— start —
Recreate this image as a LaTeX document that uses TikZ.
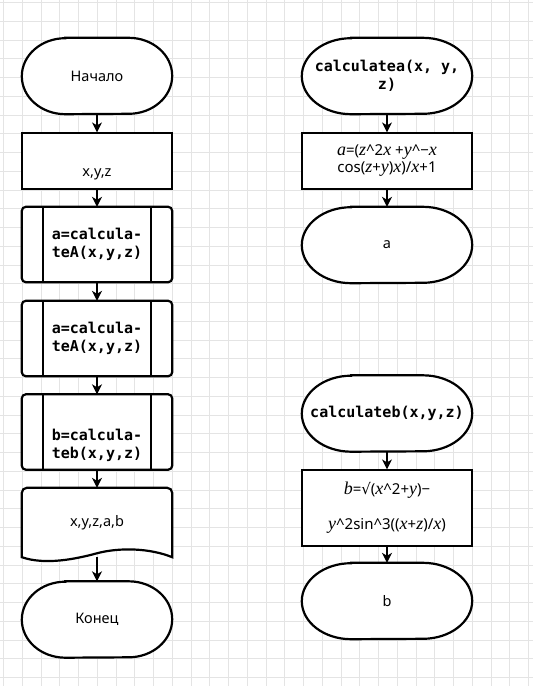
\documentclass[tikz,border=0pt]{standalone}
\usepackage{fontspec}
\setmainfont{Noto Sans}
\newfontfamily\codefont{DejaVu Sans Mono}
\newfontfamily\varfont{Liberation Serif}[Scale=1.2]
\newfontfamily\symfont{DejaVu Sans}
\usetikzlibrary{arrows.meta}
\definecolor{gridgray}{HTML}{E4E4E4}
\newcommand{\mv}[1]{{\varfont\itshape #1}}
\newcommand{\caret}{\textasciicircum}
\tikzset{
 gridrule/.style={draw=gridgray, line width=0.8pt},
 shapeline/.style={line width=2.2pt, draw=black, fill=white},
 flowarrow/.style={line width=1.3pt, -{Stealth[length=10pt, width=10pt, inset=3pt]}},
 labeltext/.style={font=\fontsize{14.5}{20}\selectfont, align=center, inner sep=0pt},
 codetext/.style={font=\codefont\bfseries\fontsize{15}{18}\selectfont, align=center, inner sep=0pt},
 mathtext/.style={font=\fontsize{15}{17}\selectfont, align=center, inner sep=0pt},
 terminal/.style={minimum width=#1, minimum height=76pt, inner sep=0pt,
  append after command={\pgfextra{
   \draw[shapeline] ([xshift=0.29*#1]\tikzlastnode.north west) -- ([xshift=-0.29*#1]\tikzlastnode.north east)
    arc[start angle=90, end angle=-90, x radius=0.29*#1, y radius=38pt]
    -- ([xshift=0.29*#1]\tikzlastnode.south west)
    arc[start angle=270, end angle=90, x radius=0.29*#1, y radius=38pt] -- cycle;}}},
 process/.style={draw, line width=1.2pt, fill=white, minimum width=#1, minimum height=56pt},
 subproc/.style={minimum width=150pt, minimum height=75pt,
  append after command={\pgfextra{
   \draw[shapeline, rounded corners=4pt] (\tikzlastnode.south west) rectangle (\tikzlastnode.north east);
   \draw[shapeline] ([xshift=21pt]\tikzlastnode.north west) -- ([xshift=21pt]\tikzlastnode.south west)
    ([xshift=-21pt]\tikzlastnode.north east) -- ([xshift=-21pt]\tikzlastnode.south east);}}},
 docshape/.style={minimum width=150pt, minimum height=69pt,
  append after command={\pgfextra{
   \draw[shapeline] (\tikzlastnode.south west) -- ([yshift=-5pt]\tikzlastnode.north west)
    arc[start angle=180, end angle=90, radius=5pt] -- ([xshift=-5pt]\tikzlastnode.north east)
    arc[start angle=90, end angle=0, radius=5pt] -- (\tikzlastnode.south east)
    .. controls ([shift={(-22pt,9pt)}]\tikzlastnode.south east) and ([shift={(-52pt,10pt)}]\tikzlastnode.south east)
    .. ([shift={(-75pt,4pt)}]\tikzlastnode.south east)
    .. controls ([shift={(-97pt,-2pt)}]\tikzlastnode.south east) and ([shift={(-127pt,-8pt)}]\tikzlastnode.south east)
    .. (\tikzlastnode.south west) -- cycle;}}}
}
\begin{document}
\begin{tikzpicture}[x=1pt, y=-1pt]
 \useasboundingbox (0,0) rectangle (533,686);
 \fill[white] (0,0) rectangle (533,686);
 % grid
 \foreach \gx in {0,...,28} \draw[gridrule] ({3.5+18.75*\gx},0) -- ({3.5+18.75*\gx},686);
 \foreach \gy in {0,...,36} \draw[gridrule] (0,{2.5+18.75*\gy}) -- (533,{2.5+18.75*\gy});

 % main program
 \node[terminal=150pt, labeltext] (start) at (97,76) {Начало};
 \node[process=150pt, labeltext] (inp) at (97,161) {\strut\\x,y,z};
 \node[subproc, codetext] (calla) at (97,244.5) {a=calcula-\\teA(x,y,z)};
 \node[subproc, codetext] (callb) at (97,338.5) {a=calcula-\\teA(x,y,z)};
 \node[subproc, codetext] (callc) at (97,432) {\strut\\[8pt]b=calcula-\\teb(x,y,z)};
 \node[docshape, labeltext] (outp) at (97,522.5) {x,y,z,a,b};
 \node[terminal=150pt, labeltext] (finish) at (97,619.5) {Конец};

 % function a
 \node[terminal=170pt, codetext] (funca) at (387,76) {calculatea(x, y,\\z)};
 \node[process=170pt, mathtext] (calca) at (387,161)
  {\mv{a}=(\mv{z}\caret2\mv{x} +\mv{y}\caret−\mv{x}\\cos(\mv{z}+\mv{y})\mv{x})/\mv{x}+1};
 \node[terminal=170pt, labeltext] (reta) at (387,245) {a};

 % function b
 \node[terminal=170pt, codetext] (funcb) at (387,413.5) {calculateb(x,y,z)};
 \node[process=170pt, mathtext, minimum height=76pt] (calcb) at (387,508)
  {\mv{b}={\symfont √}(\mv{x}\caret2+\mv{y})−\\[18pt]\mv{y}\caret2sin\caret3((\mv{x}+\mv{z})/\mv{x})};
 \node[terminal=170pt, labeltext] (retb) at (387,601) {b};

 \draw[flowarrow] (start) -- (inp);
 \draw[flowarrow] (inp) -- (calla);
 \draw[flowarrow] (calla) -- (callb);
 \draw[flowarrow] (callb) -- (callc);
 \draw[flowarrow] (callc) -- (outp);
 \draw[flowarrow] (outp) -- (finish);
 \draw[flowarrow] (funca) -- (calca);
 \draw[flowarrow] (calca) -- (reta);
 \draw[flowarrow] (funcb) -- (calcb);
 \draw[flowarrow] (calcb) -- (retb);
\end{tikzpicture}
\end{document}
— end —
§ **Requirements**: With the pictures left out, transcribe the material exactly.

§ **Finished exercise**:
Recreate this image as a LaTeX document that uses TikZ.
\documentclass[tikz,border=0pt]{standalone}
\usepackage{fontspec}
\setmainfont{Noto Sans}
\newfontfamily\codefont{DejaVu Sans Mono}
\newfontfamily\varfont{Liberation Serif}[Scale=1.2]
\newfontfamily\symfont{DejaVu Sans}
\usetikzlibrary{arrows.meta}
\definecolor{gridgray}{HTML}{E4E4E4}
\newcommand{\mv}[1]{{\varfont\itshape #1}}
\newcommand{\caret}{\textasciicircum}
\tikzset{
 gridrule/.style={draw=gridgray, line width=0.8pt},
 shapeline/.style={line width=2.2pt, draw=black, fill=white},
 flowarrow/.style={line width=1.3pt, -{Stealth[length=10pt, width=10pt, inset=3pt]}},
 labeltext/.style={font=\fontsize{14.5}{20}\selectfont, align=center, inner sep=0pt},
 codetext/.style={font=\codefont\bfseries\fontsize{15}{18}\selectfont, align=center, inner sep=0pt},
 mathtext/.style={font=\fontsize{15}{17}\selectfont, align=center, inner sep=0pt},
 terminal/.style={minimum width=#1, minimum height=76pt, inner sep=0pt,
  append after command={\pgfextra{
   \draw[shapeline] ([xshift=0.29*#1]\tikzlastnode.north west) -- ([xshift=-0.29*#1]\tikzlastnode.north east)
    arc[start angle=90, end angle=-90, x radius=0.29*#1, y radius=38pt]
    -- ([xshift=0.29*#1]\tikzlastnode.south west)
    arc[start angle=270, end angle=90, x radius=0.29*#1, y radius=38pt] -- cycle;}}},
 process/.style={draw, line width=1.2pt, fill=white, minimum width=#1, minimum height=56pt},
 subproc/.style={minimum width=150pt, minimum height=75pt,
  append after command={\pgfextra{
   \draw[shapeline, rounded corners=4pt] (\tikzlastnode.south west) rectangle (\tikzlastnode.north east);
   \draw[shapeline] ([xshift=21pt]\tikzlastnode.north west) -- ([xshift=21pt]\tikzlastnode.south west)
    ([xshift=-21pt]\tikzlastnode.north east) -- ([xshift=-21pt]\tikzlastnode.south east);}}},
 docshape/.style={minimum width=150pt, minimum height=69pt,
  append after command={\pgfextra{
   \draw[shapeline] (\tikzlastnode.south west) -- ([yshift=-5pt]\tikzlastnode.north west)
    arc[start angle=180, end angle=90, radius=5pt] -- ([xshift=-5pt]\tikzlastnode.north east)
    arc[start angle=90, end angle=0, radius=5pt] -- (\tikzlastnode.south east)
    .. controls ([shift={(-22pt,9pt)}]\tikzlastnode.south east) and ([shift={(-52pt,10pt)}]\tikzlastnode.south east)
    .. ([shift={(-75pt,4pt)}]\tikzlastnode.south east)
    .. controls ([shift={(-97pt,-2pt)}]\tikzlastnode.south east) and ([shift={(-127pt,-8pt)}]\tikzlastnode.south east)
    .. (\tikzlastnode.south west) -- cycle;}}}
}
\begin{document}
\begin{tikzpicture}[x=1pt, y=-1pt]
 \useasboundingbox (0,0) rectangle (533,686);
 \fill[white] (0,0) rectangle (533,686);
 % grid
 \foreach \gx in {0,...,28} \draw[gridrule] ({3.5+18.75*\gx},0) -- ({3.5+18.75*\gx},686);
 \foreach \gy in {0,...,36} \draw[gridrule] (0,{2.5+18.75*\gy}) -- (533,{2.5+18.75*\gy});

 % main program
 \node[terminal=150pt, labeltext] (start) at (97,76) {Начало};
 \node[process=150pt, labeltext] (inp) at (97,161) {\strut\\x,y,z};
 \node[subproc, codetext] (calla) at (97,244.5) {a=calcula-\\teA(x,y,z)};
 \node[subproc, codetext] (callb) at (97,338.5) {a=calcula-\\teA(x,y,z)};
 \node[subproc, codetext] (callc) at (97,432) {\strut\\[8pt]b=calcula-\\teb(x,y,z)};
 \node[docshape, labeltext] (outp) at (97,522.5) {x,y,z,a,b};
 \node[terminal=150pt, labeltext] (finish) at (97,619.5) {Конец};

 % function a
 \node[terminal=170pt, codetext] (funca) at (387,76) {calculatea(x, y,\\z)};
 \node[process=170pt, mathtext] (calca) at (387,161)
  {\mv{a}=(\mv{z}\caret2\mv{x} +\mv{y}\caret−\mv{x}\\cos(\mv{z}+\mv{y})\mv{x})/\mv{x}+1};
 \node[terminal=170pt, labeltext] (reta) at (387,245) {a};

 % function b
 \node[terminal=170pt, codetext] (funcb) at (387,413.5) {calculateb(x,y,z)};
 \node[process=170pt, mathtext, minimum height=76pt] (calcb) at (387,508)
  {\mv{b}={\symfont √}(\mv{x}\caret2+\mv{y})−\\[18pt]\mv{y}\caret2sin\caret3((\mv{x}+\mv{z})/\mv{x})};
 \node[terminal=170pt, labeltext] (retb) at (387,601) {b};

 \draw[flowarrow] (start) -- (inp);
 \draw[flowarrow] (inp) -- (calla);
 \draw[flowarrow] (calla) -- (callb);
 \draw[flowarrow] (callb) -- (callc);
 \draw[flowarrow] (callc) -- (outp);
 \draw[flowarrow] (outp) -- (finish);
 \draw[flowarrow] (funca) -- (calca);
 \draw[flowarrow] (calca) -- (reta);
 \draw[flowarrow] (funcb) -- (calcb);
 \draw[flowarrow] (calcb) -- (retb);
\end{tikzpicture}
\end{document}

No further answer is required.